- [TASK DIRECTIONS]:
Write out the material again exactly, please, and omit the pictures.
start
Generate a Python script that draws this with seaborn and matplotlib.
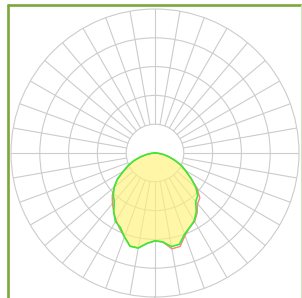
import numpy as np
import matplotlib
matplotlib.use("Agg")
import matplotlib.pyplot as plt
import seaborn as sns
from matplotlib.lines import Line2D

# === Data: light distribution (grid units), angle from nadir, negative = left half ===
angles = [-90, -85, -80, -75, -70, -65, -60, -55, -50, -45, -40, -35, -30, -25, -20,
          -15, -10, -5, 0, 5, 10, 15, 20, 25, 30, 35, 40, 45, 50, 55, 60, 65, 70,
          75, 80, 85, 90]
c90_270 = [0.0, 0.12, 0.3, 0.52, 0.78, 1.02, 1.27, 1.6, 1.85, 2.05, 2.2, 2.5, 2.75,
           2.85, 3.1, 3.35, 3.35, 3.15, 3.05, 3.1, 3.3, 3.28, 3.0, 2.85, 2.72, 2.5, 2.2,
           2.1, 1.85, 1.52, 1.22, 1.0, 0.72, 0.5, 0.3, 0.12, 0.0]
c0_180 = [0.0, 0.12, 0.3, 0.52, 0.78, 1.02, 1.27, 1.6, 1.85, 2.1, 2.3, 2.5, 2.7,
          2.9, 3.1, 3.35, 3.35, 3.15, 3.05, 3.1, 3.38, 3.36, 3.05, 2.85, 2.75, 2.55, 2.3,
          2.2, 1.9, 1.52, 1.22, 1.0, 0.72, 0.5, 0.3, 0.12, 0.0]
rings = [1, 2, 3, 4]
spokes = list(range(0, 360, 10))

GRID = "#cccccc"
BORDER = "#7ba73c"

sns.set_style("white")

fig = plt.figure(figsize=(3.02, 2.98), dpi=100)
ax = fig.add_axes([11 / 302, 1 / 298, 288 / 302, 288 / 298], projection="polar")
ax.set_theta_zero_location("S")
ax.set_theta_direction(1)
ax.set_ylim(0, 5)
ax.set_yticks(rings)
ax.set_yticklabels([])
ax.set_xticks([])
ax.yaxis.grid(True, color=GRID, lw=0.8)
ax.spines["polar"].set_color(GRID)
ax.spines["polar"].set_linewidth(0.8)
ax.set_facecolor("white")

# spokes start at the inner ring
for a in spokes:
    ax.plot([np.radians(a)] * 2, [1, 5], color=GRID, lw=0.8, zorder=0.5)

theta = np.radians(angles)
ax.fill(theta, c90_270, color="#fff27a", alpha=0.65, lw=0, zorder=1)
sns.lineplot(x=theta, y=c0_180, sort=False, estimator=None, color="#ff8080",
             lw=1.0, ax=ax, zorder=2)
sns.lineplot(x=theta, y=c90_270, sort=False, estimator=None, color="#33ee33",
             lw=1.2, ax=ax, zorder=3)
ax.set_xlabel("")
ax.set_ylabel("")

# frame of the original picture (left/top thick, right faint)
top = 292.7 / 298
fig.add_artist(Line2D([8 / 302] * 2, [0, top], color=BORDER, lw=1.9))
fig.add_artist(Line2D([8 / 302, 301 / 302], [top] * 2, color=BORDER, lw=1.9))
fig.add_artist(Line2D([300.5 / 302] * 2, [0, top], color="#d2e4b8", lw=0.8))

fig.savefig("out.png", dpi=100)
end
- [EXPECTED ANSWER]:
Generate a Python script that draws this with seaborn and matplotlib.
import numpy as np
import matplotlib
matplotlib.use("Agg")
import matplotlib.pyplot as plt
import seaborn as sns
from matplotlib.lines import Line2D

# === Data: light distribution (grid units), angle from nadir, negative = left half ===
angles = [-90, -85, -80, -75, -70, -65, -60, -55, -50, -45, -40, -35, -30, -25, -20,
          -15, -10, -5, 0, 5, 10, 15, 20, 25, 30, 35, 40, 45, 50, 55, 60, 65, 70,
          75, 80, 85, 90]
c90_270 = [0.0, 0.12, 0.3, 0.52, 0.78, 1.02, 1.27, 1.6, 1.85, 2.05, 2.2, 2.5, 2.75,
           2.85, 3.1, 3.35, 3.35, 3.15, 3.05, 3.1, 3.3, 3.28, 3.0, 2.85, 2.72, 2.5, 2.2,
           2.1, 1.85, 1.52, 1.22, 1.0, 0.72, 0.5, 0.3, 0.12, 0.0]
c0_180 = [0.0, 0.12, 0.3, 0.52, 0.78, 1.02, 1.27, 1.6, 1.85, 2.1, 2.3, 2.5, 2.7,
          2.9, 3.1, 3.35, 3.35, 3.15, 3.05, 3.1, 3.38, 3.36, 3.05, 2.85, 2.75, 2.55, 2.3,
          2.2, 1.9, 1.52, 1.22, 1.0, 0.72, 0.5, 0.3, 0.12, 0.0]
rings = [1, 2, 3, 4]
spokes = list(range(0, 360, 10))

GRID = "#cccccc"
BORDER = "#7ba73c"

sns.set_style("white")

fig = plt.figure(figsize=(3.02, 2.98), dpi=100)
ax = fig.add_axes([11 / 302, 1 / 298, 288 / 302, 288 / 298], projection="polar")
ax.set_theta_zero_location("S")
ax.set_theta_direction(1)
ax.set_ylim(0, 5)
ax.set_yticks(rings)
ax.set_yticklabels([])
ax.set_xticks([])
ax.yaxis.grid(True, color=GRID, lw=0.8)
ax.spines["polar"].set_color(GRID)
ax.spines["polar"].set_linewidth(0.8)
ax.set_facecolor("white")

# spokes start at the inner ring
for a in spokes:
    ax.plot([np.radians(a)] * 2, [1, 5], color=GRID, lw=0.8, zorder=0.5)

theta = np.radians(angles)
ax.fill(theta, c90_270, color="#fff27a", alpha=0.65, lw=0, zorder=1)
sns.lineplot(x=theta, y=c0_180, sort=False, estimator=None, color="#ff8080",
             lw=1.0, ax=ax, zorder=2)
sns.lineplot(x=theta, y=c90_270, sort=False, estimator=None, color="#33ee33",
             lw=1.2, ax=ax, zorder=3)
ax.set_xlabel("")
ax.set_ylabel("")

# frame of the original picture (left/top thick, right faint)
top = 292.7 / 298
fig.add_artist(Line2D([8 / 302] * 2, [0, top], color=BORDER, lw=1.9))
fig.add_artist(Line2D([8 / 302, 301 / 302], [top] * 2, color=BORDER, lw=1.9))
fig.add_artist(Line2D([300.5 / 302] * 2, [0, top], color="#d2e4b8", lw=0.8))

fig.savefig("out.png", dpi=100)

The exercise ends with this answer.